Copy whichever lines contain the string "chart".

===== INFORMATION PROVIDED

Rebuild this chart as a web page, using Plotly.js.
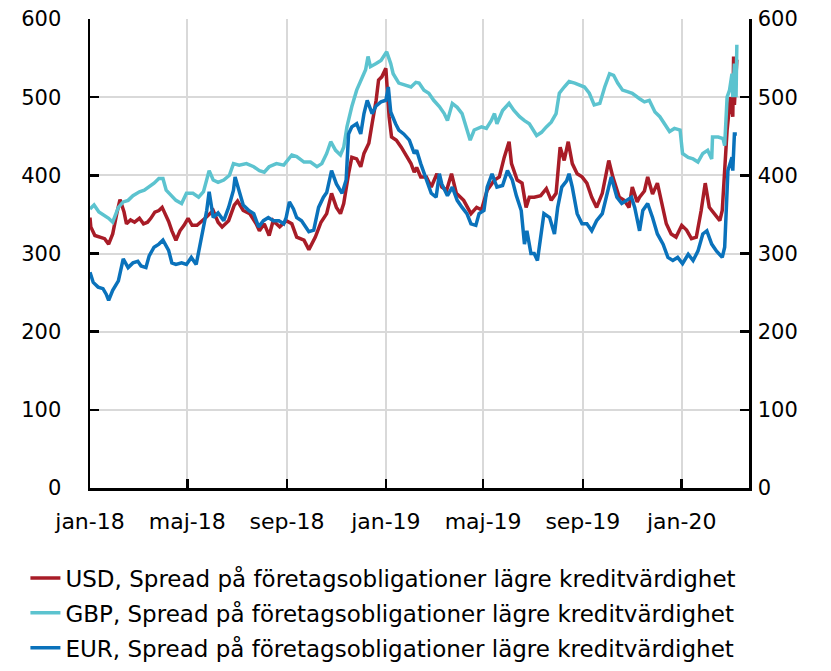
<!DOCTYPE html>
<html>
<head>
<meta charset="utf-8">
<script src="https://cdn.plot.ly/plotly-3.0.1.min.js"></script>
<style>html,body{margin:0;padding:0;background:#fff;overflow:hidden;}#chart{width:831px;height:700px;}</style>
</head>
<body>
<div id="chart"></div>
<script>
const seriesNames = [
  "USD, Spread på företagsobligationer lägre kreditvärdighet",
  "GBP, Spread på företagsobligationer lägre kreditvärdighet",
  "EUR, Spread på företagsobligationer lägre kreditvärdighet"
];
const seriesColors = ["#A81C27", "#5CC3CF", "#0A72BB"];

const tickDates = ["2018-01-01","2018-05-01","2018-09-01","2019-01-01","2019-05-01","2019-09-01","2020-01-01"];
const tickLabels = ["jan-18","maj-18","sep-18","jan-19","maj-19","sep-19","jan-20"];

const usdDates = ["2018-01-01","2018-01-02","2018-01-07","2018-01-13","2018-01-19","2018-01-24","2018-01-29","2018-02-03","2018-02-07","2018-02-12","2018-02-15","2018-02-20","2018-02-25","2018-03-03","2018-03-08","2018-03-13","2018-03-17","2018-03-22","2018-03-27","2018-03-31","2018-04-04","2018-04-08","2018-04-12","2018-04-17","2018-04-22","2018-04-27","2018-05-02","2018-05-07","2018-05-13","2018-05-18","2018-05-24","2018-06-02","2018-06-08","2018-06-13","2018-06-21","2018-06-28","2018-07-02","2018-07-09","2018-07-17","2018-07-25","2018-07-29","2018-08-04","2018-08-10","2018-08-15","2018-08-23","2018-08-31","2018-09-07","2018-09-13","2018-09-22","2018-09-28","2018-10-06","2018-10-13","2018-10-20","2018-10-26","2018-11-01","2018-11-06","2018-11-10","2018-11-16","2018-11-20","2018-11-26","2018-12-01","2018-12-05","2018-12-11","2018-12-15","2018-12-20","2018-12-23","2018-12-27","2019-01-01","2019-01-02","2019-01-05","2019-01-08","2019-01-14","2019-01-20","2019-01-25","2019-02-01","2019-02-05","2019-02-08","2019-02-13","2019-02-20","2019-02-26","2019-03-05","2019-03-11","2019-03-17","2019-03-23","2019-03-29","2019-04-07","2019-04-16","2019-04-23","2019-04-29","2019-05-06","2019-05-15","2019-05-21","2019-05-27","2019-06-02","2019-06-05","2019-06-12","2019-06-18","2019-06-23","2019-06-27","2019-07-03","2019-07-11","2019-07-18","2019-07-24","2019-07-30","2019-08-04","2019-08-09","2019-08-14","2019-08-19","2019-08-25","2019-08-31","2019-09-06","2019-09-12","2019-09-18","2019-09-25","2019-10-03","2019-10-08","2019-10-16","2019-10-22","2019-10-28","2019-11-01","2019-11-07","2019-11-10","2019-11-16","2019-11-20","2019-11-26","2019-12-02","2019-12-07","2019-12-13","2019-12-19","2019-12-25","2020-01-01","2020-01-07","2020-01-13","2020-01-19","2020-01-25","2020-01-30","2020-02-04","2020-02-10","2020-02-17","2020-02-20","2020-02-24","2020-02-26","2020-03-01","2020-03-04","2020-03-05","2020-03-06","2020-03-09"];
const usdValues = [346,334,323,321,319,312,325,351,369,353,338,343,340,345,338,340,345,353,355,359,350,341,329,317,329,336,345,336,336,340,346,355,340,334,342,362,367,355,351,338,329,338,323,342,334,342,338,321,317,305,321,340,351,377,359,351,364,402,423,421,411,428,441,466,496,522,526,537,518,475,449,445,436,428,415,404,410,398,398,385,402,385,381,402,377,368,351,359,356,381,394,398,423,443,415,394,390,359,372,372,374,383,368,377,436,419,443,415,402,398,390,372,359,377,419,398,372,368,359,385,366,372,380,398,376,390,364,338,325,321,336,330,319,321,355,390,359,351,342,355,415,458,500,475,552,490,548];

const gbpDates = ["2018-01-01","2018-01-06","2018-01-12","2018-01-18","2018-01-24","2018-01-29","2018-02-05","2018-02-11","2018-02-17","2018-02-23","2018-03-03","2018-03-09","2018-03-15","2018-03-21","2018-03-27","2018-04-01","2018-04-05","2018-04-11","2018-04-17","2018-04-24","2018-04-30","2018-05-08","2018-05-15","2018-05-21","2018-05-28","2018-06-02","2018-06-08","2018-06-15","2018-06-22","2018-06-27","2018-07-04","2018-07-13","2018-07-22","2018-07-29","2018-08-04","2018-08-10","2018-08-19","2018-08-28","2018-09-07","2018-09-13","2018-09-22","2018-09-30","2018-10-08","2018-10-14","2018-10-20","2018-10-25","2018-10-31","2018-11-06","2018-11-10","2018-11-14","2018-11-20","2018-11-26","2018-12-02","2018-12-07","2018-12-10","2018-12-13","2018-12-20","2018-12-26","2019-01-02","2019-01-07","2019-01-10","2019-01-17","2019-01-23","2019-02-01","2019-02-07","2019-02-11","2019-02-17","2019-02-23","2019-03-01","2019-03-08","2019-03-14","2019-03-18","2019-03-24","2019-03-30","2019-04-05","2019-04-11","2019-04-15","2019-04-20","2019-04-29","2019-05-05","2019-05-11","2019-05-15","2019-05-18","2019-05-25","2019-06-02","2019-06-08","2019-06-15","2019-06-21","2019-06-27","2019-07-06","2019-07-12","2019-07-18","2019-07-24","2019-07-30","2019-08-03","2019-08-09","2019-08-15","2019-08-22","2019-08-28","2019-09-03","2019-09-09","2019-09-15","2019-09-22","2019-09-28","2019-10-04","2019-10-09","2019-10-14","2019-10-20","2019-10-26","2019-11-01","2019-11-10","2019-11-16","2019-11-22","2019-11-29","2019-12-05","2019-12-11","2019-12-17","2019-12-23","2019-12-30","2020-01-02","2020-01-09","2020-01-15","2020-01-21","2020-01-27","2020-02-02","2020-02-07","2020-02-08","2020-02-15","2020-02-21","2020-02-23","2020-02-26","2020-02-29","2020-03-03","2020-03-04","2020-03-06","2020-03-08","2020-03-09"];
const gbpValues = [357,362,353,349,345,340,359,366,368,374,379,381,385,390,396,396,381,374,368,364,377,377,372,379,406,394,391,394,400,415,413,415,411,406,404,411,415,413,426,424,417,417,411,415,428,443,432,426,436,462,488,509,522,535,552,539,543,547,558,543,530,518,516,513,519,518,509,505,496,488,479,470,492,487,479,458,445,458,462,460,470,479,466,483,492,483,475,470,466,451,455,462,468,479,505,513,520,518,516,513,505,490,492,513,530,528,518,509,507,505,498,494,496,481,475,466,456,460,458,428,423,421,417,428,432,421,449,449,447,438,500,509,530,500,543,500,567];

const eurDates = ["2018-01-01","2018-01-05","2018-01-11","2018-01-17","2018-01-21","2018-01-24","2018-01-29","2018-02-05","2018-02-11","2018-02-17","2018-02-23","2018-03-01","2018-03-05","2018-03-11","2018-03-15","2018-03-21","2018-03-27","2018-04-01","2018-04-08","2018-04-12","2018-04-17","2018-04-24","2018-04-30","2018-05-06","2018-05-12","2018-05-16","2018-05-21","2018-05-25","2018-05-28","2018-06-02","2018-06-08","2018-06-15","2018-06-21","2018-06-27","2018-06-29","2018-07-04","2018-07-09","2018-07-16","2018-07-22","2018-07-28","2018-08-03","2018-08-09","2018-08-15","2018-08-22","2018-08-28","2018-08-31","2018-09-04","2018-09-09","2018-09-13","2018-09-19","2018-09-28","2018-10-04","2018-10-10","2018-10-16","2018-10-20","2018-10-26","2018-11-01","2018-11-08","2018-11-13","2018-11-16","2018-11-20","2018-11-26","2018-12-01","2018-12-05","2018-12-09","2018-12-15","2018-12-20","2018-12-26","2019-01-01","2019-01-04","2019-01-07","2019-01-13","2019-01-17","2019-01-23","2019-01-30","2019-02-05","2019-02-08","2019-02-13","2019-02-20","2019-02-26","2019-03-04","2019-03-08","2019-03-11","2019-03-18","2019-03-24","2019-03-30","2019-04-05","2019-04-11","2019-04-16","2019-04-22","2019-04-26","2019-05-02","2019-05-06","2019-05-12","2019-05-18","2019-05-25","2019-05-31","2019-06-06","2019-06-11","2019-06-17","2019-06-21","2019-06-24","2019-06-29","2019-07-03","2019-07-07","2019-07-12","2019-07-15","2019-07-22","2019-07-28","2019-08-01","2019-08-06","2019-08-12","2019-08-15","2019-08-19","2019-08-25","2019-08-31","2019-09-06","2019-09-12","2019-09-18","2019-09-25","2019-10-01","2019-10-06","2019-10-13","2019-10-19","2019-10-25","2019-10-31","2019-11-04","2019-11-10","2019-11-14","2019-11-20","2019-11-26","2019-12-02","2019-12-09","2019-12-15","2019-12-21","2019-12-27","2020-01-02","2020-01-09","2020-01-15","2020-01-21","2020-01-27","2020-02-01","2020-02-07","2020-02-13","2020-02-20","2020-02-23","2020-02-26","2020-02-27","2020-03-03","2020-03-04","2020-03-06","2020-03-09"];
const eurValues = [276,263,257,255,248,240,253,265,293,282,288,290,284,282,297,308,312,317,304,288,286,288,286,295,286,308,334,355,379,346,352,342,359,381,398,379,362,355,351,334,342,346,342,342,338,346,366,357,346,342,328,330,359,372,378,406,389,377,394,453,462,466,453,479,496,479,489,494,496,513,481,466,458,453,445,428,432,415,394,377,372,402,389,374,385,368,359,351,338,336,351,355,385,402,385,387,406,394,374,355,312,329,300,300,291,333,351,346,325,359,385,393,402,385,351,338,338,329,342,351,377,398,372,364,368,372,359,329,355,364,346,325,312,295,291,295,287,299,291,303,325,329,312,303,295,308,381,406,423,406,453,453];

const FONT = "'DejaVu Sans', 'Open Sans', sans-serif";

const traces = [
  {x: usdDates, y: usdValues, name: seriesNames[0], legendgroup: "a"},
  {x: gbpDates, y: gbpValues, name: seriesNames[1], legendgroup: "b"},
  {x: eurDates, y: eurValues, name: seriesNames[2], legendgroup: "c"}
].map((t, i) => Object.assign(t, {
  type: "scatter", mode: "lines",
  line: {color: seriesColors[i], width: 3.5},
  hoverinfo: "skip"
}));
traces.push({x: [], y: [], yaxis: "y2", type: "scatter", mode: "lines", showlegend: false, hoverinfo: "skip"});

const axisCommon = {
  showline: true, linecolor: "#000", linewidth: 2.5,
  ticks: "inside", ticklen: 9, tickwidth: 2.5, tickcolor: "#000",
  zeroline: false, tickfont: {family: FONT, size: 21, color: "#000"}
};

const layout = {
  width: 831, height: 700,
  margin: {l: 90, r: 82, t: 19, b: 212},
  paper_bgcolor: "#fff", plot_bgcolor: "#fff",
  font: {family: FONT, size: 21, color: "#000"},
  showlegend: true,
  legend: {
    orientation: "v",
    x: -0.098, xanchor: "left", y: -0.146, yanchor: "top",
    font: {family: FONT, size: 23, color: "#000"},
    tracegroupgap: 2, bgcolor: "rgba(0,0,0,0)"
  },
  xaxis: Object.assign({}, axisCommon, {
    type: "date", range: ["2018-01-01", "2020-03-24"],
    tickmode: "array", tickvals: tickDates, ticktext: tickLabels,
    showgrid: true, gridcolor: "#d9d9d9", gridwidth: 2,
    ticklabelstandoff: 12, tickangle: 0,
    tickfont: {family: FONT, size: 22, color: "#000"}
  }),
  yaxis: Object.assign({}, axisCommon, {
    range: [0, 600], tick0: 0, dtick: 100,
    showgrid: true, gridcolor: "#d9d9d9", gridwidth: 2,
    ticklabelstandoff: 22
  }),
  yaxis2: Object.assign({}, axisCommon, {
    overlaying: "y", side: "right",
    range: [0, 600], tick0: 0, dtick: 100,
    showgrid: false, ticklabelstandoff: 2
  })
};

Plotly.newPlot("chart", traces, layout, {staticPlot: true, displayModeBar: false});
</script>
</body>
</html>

==========

» **TASK ANSWER**
Rebuild this chart as a web page, using Plotly.js.
<style>html,body{margin:0;padding:0;background:#fff;overflow:hidden;}#chart{width:831px;height:700px;}</style>
<div id="chart"></div>
Plotly.newPlot("chart", traces, layout, {staticPlot: true, displayModeBar: false});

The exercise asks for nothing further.